23 Jul 2013 Girl Scout power
by Renee Hunter
Three Faulkner County Girl Scouts are making their communities better places to live, one good deed at a time.
Ashley Moore, Maggie Risley and Kate Freyaldenhoven became Girl Scouts early, and when their troops dissolved due to girls dropping out, they wanted to continue. So they became Individual Girl Members of the Diamond Council. They stand alone, doing community service and earning badges, with their mothers as their leaders.
They have discovered several advantages to this arrangement.
“What we like about the IG program is that it’s more flexible,” said Shannon Rudder, Maggie’s mother.
“I choose to be by myself because I’d rather be independent and make my own choices,” Ashley said.
“You get to do things you wouldn’t have gotten to do otherwise,” Maggie echoed, adding that a closer bond with her mother is a plus.
“I like how it gets girls involved and helps them realize what they can do . . . and how they can make a change,” Kate said. “I get ideas from Girl Scout badges on a lot of arts and crafts.”
Ashley, a ninth-grader at Vilonia Junior High, earned her Bronze Award while with a troop. She has been an IGM for two years and recently completed her Silver Award.
To earn each award, girls must follow a “journey” outlined in a “journey book.” Community service is one requirement of the journey.
Ashley’s community service, which she did during Christmas last year, was collecting toys for the Salvation Army “angel trees.”
“The year before, I saw all the people left on the angel tree, and because their names weren’t taken, I knew they weren’t going to get gifts, so I made that my project,” Maggie said.
Ashley collected 107 toys, concentrating on children over 12, she explained, because the names of younger children are almost always taken. She plans to repeat the project this year.
Maggie, a seventh-grader at Bob Courtway Middle School, has only the trailblazing requirement to complete to earn her Silver Award.

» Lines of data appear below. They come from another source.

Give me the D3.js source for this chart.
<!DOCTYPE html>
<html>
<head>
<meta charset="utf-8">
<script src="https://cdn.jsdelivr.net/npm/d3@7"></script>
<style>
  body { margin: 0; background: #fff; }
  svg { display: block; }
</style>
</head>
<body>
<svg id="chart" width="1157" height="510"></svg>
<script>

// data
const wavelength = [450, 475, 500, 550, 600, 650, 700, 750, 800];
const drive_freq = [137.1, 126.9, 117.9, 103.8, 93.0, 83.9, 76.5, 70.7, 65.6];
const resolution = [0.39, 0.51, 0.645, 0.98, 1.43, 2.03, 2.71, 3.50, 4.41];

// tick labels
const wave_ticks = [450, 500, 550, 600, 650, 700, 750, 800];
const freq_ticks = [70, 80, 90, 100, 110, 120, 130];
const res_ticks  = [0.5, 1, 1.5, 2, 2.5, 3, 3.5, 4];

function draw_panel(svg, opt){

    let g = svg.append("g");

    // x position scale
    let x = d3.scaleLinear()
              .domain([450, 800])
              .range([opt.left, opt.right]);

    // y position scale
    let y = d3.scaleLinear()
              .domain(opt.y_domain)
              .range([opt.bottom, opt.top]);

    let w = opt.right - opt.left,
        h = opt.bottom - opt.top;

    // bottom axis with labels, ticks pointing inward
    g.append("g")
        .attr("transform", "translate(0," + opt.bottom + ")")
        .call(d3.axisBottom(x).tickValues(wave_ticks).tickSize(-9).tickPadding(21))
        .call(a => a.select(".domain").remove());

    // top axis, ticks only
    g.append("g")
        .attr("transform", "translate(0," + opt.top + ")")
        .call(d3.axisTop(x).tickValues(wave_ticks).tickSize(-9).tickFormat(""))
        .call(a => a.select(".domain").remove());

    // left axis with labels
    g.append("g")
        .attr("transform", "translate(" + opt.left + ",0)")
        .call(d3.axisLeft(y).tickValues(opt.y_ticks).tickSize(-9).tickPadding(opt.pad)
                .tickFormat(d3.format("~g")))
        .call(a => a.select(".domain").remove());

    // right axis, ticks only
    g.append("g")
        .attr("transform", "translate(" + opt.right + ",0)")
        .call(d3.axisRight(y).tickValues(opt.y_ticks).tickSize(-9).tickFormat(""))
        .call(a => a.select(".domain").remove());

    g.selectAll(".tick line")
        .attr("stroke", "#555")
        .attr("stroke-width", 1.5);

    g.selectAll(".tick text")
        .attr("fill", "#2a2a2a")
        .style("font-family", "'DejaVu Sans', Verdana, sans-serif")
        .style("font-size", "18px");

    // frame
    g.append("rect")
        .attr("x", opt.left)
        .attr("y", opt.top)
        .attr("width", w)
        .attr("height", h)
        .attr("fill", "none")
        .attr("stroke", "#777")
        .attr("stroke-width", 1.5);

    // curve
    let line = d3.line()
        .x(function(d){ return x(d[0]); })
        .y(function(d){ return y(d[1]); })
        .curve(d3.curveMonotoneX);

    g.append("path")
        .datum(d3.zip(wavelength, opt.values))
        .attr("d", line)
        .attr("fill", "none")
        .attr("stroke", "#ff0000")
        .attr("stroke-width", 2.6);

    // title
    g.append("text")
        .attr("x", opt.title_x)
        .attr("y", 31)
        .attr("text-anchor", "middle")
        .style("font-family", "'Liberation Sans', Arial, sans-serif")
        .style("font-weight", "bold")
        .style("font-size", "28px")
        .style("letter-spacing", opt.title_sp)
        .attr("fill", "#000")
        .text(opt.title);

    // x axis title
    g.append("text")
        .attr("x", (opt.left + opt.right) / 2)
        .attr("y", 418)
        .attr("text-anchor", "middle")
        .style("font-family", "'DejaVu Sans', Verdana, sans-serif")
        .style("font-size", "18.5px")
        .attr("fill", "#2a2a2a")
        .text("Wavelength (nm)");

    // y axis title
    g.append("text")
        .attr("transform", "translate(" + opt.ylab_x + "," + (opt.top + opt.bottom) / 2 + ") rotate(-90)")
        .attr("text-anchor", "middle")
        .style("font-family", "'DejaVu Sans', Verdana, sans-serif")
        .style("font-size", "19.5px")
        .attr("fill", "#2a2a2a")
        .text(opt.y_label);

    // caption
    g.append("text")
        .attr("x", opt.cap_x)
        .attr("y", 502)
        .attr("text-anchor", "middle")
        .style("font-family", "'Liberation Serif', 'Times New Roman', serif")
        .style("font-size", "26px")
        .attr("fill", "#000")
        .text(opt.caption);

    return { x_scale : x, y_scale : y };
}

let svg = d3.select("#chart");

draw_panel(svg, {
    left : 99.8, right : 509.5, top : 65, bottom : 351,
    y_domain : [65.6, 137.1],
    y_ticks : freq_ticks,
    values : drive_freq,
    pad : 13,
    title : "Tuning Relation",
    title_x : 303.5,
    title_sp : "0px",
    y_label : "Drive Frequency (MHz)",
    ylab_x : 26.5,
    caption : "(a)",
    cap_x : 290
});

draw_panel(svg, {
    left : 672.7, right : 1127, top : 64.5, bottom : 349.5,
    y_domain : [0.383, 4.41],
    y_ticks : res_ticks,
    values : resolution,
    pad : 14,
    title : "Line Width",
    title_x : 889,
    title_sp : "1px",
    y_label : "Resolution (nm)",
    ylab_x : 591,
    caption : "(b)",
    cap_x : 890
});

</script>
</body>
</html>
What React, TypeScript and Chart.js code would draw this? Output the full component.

She and her mother planned an overnight camping and hiking weekend on the Buffalo National River in June to fulfill that. She has been an IGM for a year and a half. She enjoys sewing, so many of her projects incorporate that hobby.
“It was a Girl Scout badge that got me interested in sewing,” she said.
Maggie has made 20 lap quilts for the wheelchair-bound at Salem Place Nursing Home, as well as 22 baby bibs for Conway Cradle Care. She also participated in a “Journey to the Ballot Box” in conjunction with the exhibit of the original 19th Amendment to the U.S. Constitution, which gave women the right to vote, at the Clinton Library in October. She and four other scouts spent several weeks putting the program together, and more than 100 girls attended.
Kate, a seventh-grader at Ruth Doyle Middle School, is also in her second year as an IGM. She has only begun to think about her Silver Award.
“I mostly like to work on community projects,” she said. “We’ve been really busy this year.”
Kate’s projects have included filling backpacks with toiletries and small articles of clothing for the clients of Bethlehem House and providing small gifts to place on the Court Appointed Special Advocates (CASA) organization’s wall of honor for the organization’s young clients.
These projects weren’t the girls’ first.
While in a troop, Ashley helped fill 20 “birthday buckets” with cake mix, icing, candles, balloons and other party necessities for CASA clients. She has collected bathroom supplies for the women’s shelter, made lap blankets for the patients at Salem Place, sent cookies to U.S. troops overseas, donated Girl Scout cookies to Bethlehem House and helped decorate the Conway branch of Faulkner County Library for the 100th birthday of Girl Scouts.
With her troop, Kate sent 20 Christmas shoeboxes containing a small tree, ornaments and other goodies to the U.S. troops in Afghanistan. She and the troop also made blankets for the animals at the Conway Animal Shelter and donated food and other items to the shelter.
With her troop, Maggie helped raise money to buy toys for HAVEN (Help for Abuse Victims in Emergency Need) by hosting a scrapbook party and charging admission.
The girls already have future plans.
“I am looking forward to my next community project,” Kate said.
That project will be to help stock Conway’s food banks. She says she is concerned that, during the non-holiday season, stocks run low, so she plans to begin in February.
Maggie, whose brother has Asperger’s Syndrome, is planning to gather a team to participate in the October Walk for Awareness for Asperger’s at the Clinton Center.
Ashley plans to begin work on her Gold Award this summer.
“You want your Gold Award to be something no one else has done and to be kind of over the top,” she said. She also plans to become a troop leader as an adult.
Maggie recently saw a Girl Scout T-shirt for sale displaying these words: “One girl can make a difference, but girls together can change the world.”
There is no doubt that these three young women are committed to changing their world for the better, both as individuals and together.